To Spurs, the driving seat in the race for the top four. Six points from their last three fixtures will virtually guarantee them Champions League football for a fourth consecutive season. By way of perspective, Tottenham had played a grand total of two seasons in the European Cup before Pochettino arrived at the club. After their exhausting trilogy against Manchester City, another setback here might have put their season on the skids at the most inopportune moment.
To Brighton, a fight for survival that will go right to the wire. The knowledge that they competed valiantly against a team with almost three times their revenue (£381 million to £139 million) will be of little comfort against the knowledge that Cardiff City lie just three points behind them in 18th place. Bernardo was superb at left-back. Shane Duffy and Lewis Dunk again demonstrated why they are one of the best centre-half pairings outside the Premier League’s top six. All over the pitch, they scrapped for their lives, for the point that would inch them closer to Premier League status for another season.
Certainly their manager Chris Hughton was under no illusions about how they were going to get it. “We’re going to need to be defensive,” he admitted before the game. “With the ability they’ve got, you can’t be open. We haven’t been a good enough team to play that way.”
And so the pattern of the game had pretty much established itself before a ball had been kicked. Tottenham encamped themselves deep in Brighton territory: their full-backs wingers, their centre-halves No8s, Hugo Lloris playing virtually as a deep-lying midfielder. Meanwhile Brighton sought to flail, foil, frustrate. They fouled when they had to. They wasted time when they could. Barely 10 minutes were on the clock when referee Chris Kavanagh was telling goalkeeper Mat Ryan to get on with it.
And yet for all their territorial dominance, Spurs really had very little to show for it. There were a couple of long-range hits, a fine goal-line clearance by Dunk, some intriguing half-openings. But mostly it was abortive crosses, numb noodlings around the edge of the penalty area, all garnish and no steak.
Indeed it was Brighton, on their rare forays up the field, who looked likelier to break the deadlock. Danny Rose made a monumental sliding challenge on Florin Andone, in the knowledge that only perfect timing would avert a penalty. Jurgen Locadia put a sizzling ball across the six-yard line that was just pleading for a touch. Early in the second half, Duffy put a free header straight at Lloris.

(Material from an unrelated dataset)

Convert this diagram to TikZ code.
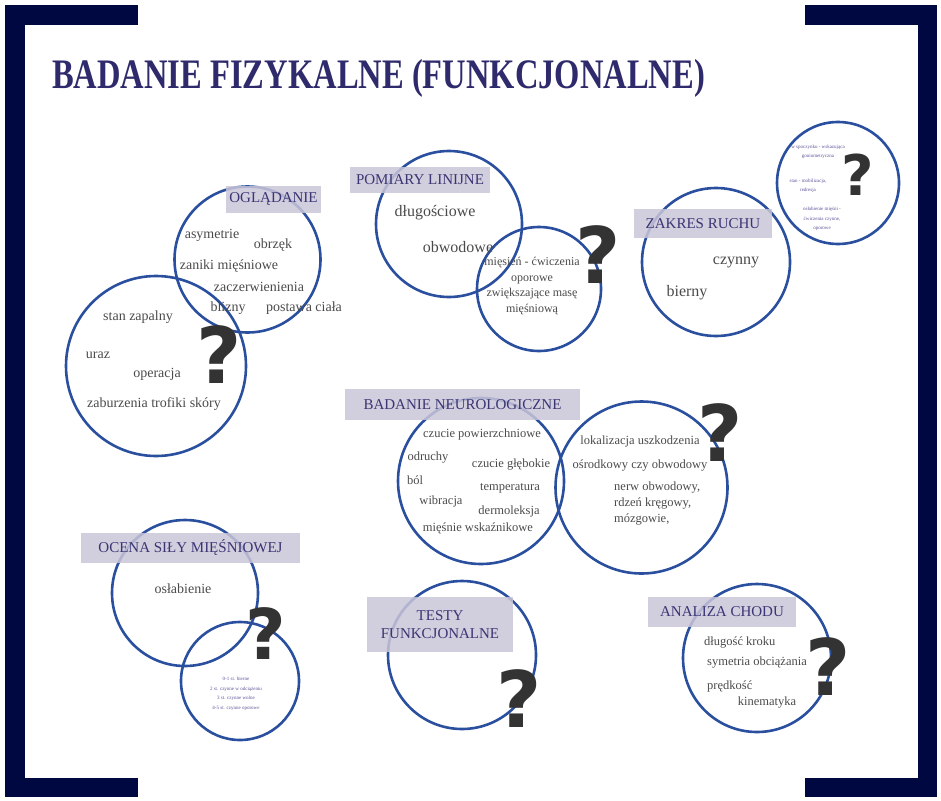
\documentclass[tikz,border=0pt]{standalone}
\usepackage{fontspec}
\setmainfont{Liberation Serif}
\newfontfamily\titlefont{Liberation Serif}[FakeStretch=0.775]
\newfontfamily\qfont{DejaVu Sans}
\usetikzlibrary{positioning}

\definecolor{framec}{HTML}{000842}
\definecolor{titlec}{HTML}{2E2A6B}
\definecolor{circc}{HTML}{2A4F9E}
\definecolor{tagfill}{HTML}{C9C5D8}
\definecolor{tagtext}{HTML}{3A3573}
\definecolor{itemc}{HTML}{4A4A4A}
\definecolor{tinyc}{HTML}{5B5299}
\definecolor{qc}{HTML}{333333}

\begin{document}
\begin{tikzpicture}[
          x=1pt, y=-1pt,
          circ/.style={circle, draw=circc, line width=2.6pt, inner sep=0pt},
          tag/.style={rectangle, fill=tagfill, fill opacity=0.85, text opacity=1, text=tagtext, align=center, inner sep=0pt, font=\fontsize{15}{18}\selectfont},
          item/.style={text=itemc, inner sep=1pt, font=\fontsize{12.5}{14}\selectfont},
          big/.style={item, font=\fontsize{14}{16}\selectfont},
          huge/.style={item, font=\fontsize{16}{18}\selectfont},
          tiny/.style={text=tinyc, align=center, inner sep=0pt, font=\fontsize{5}{9.5}\selectfont},
          qmark/.style={text=qc, inner sep=0pt, font=\qfont\bfseries\fontsize{78}{78}\selectfont}
        ]
          \useasboundingbox (0,0) rectangle (941,800);

          % frame
          \fill[framec] (5,5) rectangle (138,25);
          \fill[framec] (5,5) rectangle (25,797);
          \fill[framec] (5,778) rectangle (138,797);
          \fill[framec] (805,5) rectangle (937,25);
          \fill[framec] (918,5) rectangle (937,797);
          \fill[framec] (805,778) rectangle (937,797);

          \node[anchor=base west, inner sep=0pt, text=titlec, font=\titlefont\bfseries\fontsize{42}{42}\selectfont] (title) at (52,88) {BADANIE FIZYKALNE (FUNKCJONALNE)};

          % circles
          \node[circ, minimum size=146pt] (ogl) at (247.5,259.5) {};
          \node[circ, minimum size=180pt] (wyw) at (156,366) {};
          \node[circ, minimum size=146pt] (pom) at (449,224) {};
          \node[circ, minimum size=124pt] (mas) at (539,289) {};
          \node[circ, minimum size=148pt] (zak) at (716,262) {};
          \node[circ, minimum size=122pt] (zakq) at (838,183) {};
          \node[circ, minimum size=166pt] (neu) at (481,481) {};
          \node[circ, minimum size=172pt] (lok) at (641.5,487.5) {};
          \node[circ, minimum size=146pt] (sil) at (185,593) {};
          \node[circ, minimum size=118pt] (stp) at (240,681) {};
          \node[circ, minimum size=148pt] (tes) at (462,655) {};
          \node[circ, minimum size=148pt] (cho) at (757,658) {};

          % headings
          \node[tag, minimum width=95pt, minimum height=27pt] (oglt) at (273.5,199.5) {OGLĄDANIE};
          \node[tag, minimum width=140pt, minimum height=26pt] (pomt) at (420,180) {POMIARY LINIJNE};
          \node[tag, minimum width=138pt, minimum height=29pt] (zakt) at (703,223.5) {ZAKRES RUCHU};
          \node[tag, minimum width=235pt, minimum height=31pt] (neut) at (462.5,404.5) {BADANIE NEUROLOGICZNE};
          \node[tag, minimum width=219pt, minimum height=30pt] (silt) at (190.5,548) {OCENA SIŁY MIĘŚNIOWEJ};
          \node[tag, minimum width=146pt, minimum height=55pt] (test) at (440,624.5) {TESTY\\FUNKCJONALNE};
          \node[tag, minimum width=148pt, minimum height=30pt] (chot) at (722,612) {ANALIZA CHODU};

          % ogladanie
          \node[big] (asym) at (212,235) {asymetrie};
          \node[big] (obrz) at (273,245) {obrzęk};
          \node[big] (zan) at (229,266) {zaniki mięśniowe};
          \node[big] (zacz) at (259,287) {zaczerwienienia};
          \node[big] (bliz) at (228,308) {blizny};
          \node[big] (post) at (304,308) {postawa ciała};
          \node[big] (stan) at (138,317) {stan zapalny};
          \node[big] (uraz) at (98,355) {uraz};
          \node[big] (oper) at (157,374) {operacja};
          \node[big] (trof) at (154,404) {zaburzenia trofiki skóry};
          \node[qmark] (q1) at (219,355) {?};

          % pomiary
          \node[huge] (dlug) at (435,213) {długościowe};
          \node[huge] (obw) at (458,247) {obwodowe};
          \node[item, align=center, font=\fontsize{12}{15.5}\selectfont] (mies) at (532,286) {mięsień - ćwiczenia\\oporowe\\zwiększające masę\\mięśniową};
          \node[qmark] (q2) at (598,255) {?};

          % zakres ruchu
          \node[huge] (czyn) at (736,262) {czynny};
          \node[huge] (bier) at (687,293) {bierny};
          \node[tiny] (zt1) at (818,152) {w spoczynku - wskazująca\\goniometryczna};
          \node[tiny] (zt2) at (808,186) {stan - mobilizacja,\\redresja};
          \node[tiny] (zt3) at (822,219) {osłabienie mięśni -\\ćwiczenia czynne,\\oporowe};
          \node[qmark, font=\qfont\bfseries\fontsize{56}{56}\selectfont] (q3) at (858,175) {?};

          % neurologiczne
          \node[item] (cpow) at (482,434) {czucie powierzchniowe};
          \node[item] (odr) at (428,458) {odruchy};
          \node[item] (cgl) at (511,465) {czucie głębokie};
          \node[item] (bol) at (415,480) {ból};
          \node[item] (temp) at (510,488) {temperatura};
          \node[item] (wib) at (441,501) {wibracja};
          \node[item] (derm) at (509,511) {dermoleksja};
          \node[item] (wsk) at (478,528) {mięśnie wskaźnikowe};
          \node[item] (uszk) at (640,441) {lokalizacja uszkodzenia};
          \node[item] (osr) at (640,465) {ośrodkowy czy obwodowy};
          \node[item, anchor=west, align=left, font=\fontsize{12.5}{16}\selectfont] (nerw) at (613,504) {nerw obwodowy,\\rdzeń kręgowy,\\mózgowie,};
          \node[qmark] (q4) at (720,433) {?};

          % sila
          \node[big] (osl) at (183,589) {osłabienie};
          \node[tiny] (st) at (236,694) {0-1 st. bierne\\2 st. czynne w odciążeniu\\3 st. czynne wolne\\4-5 st. czynne oporowe};
          \node[qmark, font=\qfont\bfseries\fontsize{70}{70}\selectfont] (q5) at (266,634) {?};

          % testy
          \node[qmark] (q6) at (519,699) {?};

          % chod
          \node[item, anchor=west] (krok) at (703,642) {długość kroku};
          \node[item, anchor=west] (sym) at (706,663) {symetria obciążania};
          \node[item, anchor=west] (pred) at (706,686) {prędkość};
          \node[item] (kin) at (767,703) {kinematyka};
          \node[qmark] (q7) at (828,667) {?};
        \end{tikzpicture}
\end{document}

The minutes ticked away. Tottenham crept further and further up the pitch, Brighton creeping further and further back. With 18 minutes left, Toby Alderweireld rolled a shot against the inside of the post. With 16, Bernardo body-slammed Son Heung-Min, knocking the wind out of him, and very possibly his fillings and debit card Pin as well. With 11, Pochettino withdrew Lucas Moura, reached into his bag of tricks and produced – to audible gasps – Vincent Janssen, the Dutch striker for whom the phrase “out-of-favour” barely does justice to his excommunication at Spurs. It was his first game in 20 months.
With four minutes to go, Pascal Gross picked up the ball in midfield and, with no options ahead of him, simply passed it 60 yards, all the way along the ground, to Lloris so Tottenham could start again. Had the stakes not been so very real, we would have been in the midst of a curious theoretical experiment: how much beating could a team take without being beaten?

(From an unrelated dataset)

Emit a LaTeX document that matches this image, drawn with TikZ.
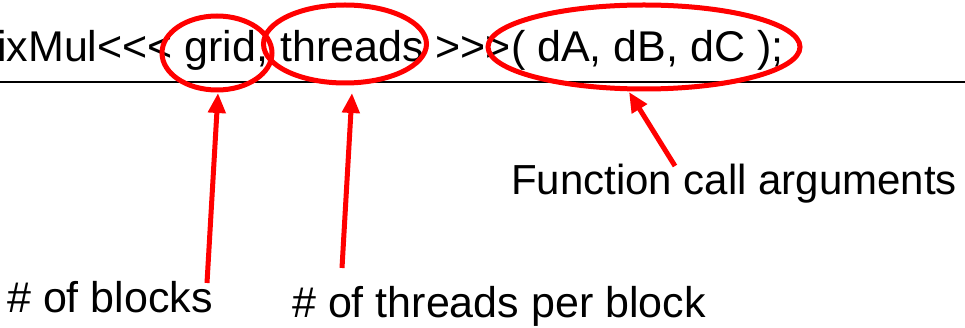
\documentclass[tikz,border=0pt]{standalone}
\usepackage{fontspec}
\setmainfont{Liberation Sans}[Ligatures=TeXOff]
\usetikzlibrary{arrows.meta,shapes.geometric}
\begin{document}
\begin{tikzpicture}[x=1pt,y=-1pt,
  lbl/.style={anchor=base west,inner sep=0pt,font=\fontsize{43}{50}\selectfont},
  ring/.style={draw=red,line width=5pt,ellipse,inner sep=0pt},
  pointer/.style={draw=red,line width=5pt,-{Triangle[length=20pt,width=17pt]}}]
\useasboundingbox (0,0) rectangle (965,328);
\begin{scope}
\clip (0,0) rectangle (965,328);
\node[lbl] (code) at (-3,62) {ixMul<<< grid, threads >>>( dA, dB, dC );};
\end{scope}
\draw[line width=1.3pt] (0,82) -- (965,82);
\node[ring,minimum width=110pt,minimum height=74pt] (eg) at (217,53) {};
\node[ring,minimum width=163pt,minimum height=78pt] (et) at (345,44) {};
\node[ring,minimum width=312pt,minimum height=84pt] (ea) at (644,47) {};
\node[lbl] (lblocks) at (7,312) {\# of blocks};
\node[lbl] (lthreads) at (292,317) {\# of threads per block};
\node[lbl,font=\fontsize{42}{50}\selectfont] (largs) at (511,195) {Function call arguments};
\coordinate (tg) at (207,283);
\coordinate (hg) at (218,93);
\coordinate (tt) at (342,268);
\coordinate (ht) at (352,93);
\coordinate (ta) at (675,166);
\coordinate (ha) at (629,92);
\draw[pointer] (tg) -- (hg);
\draw[pointer] (tt) -- (ht);
\draw[pointer] (ta) -- (ha);
\end{tikzpicture}
\end{document}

And then, as the 89th minute approached, Dele Alli made Tottenham’s 698th pass of the night, laying the ball right to Eriksen. With his 118th touch of the ball, Eriksen took a hopeful punt with his left foot from distance. Should Beram Kayal have got there quicker? Could Dale Stephens have done more to block the shot?
These are the questions that will keep Brighton’s players up at night. No sooner had the ball hit the net than they were crumpled in dismay. Dunk dropped into child’s pose. Ryan stared into space with a sort of childlike anguish, the hopeless grimace of despair.
A mild evening had given way to a chilly night. Football can be so cruel.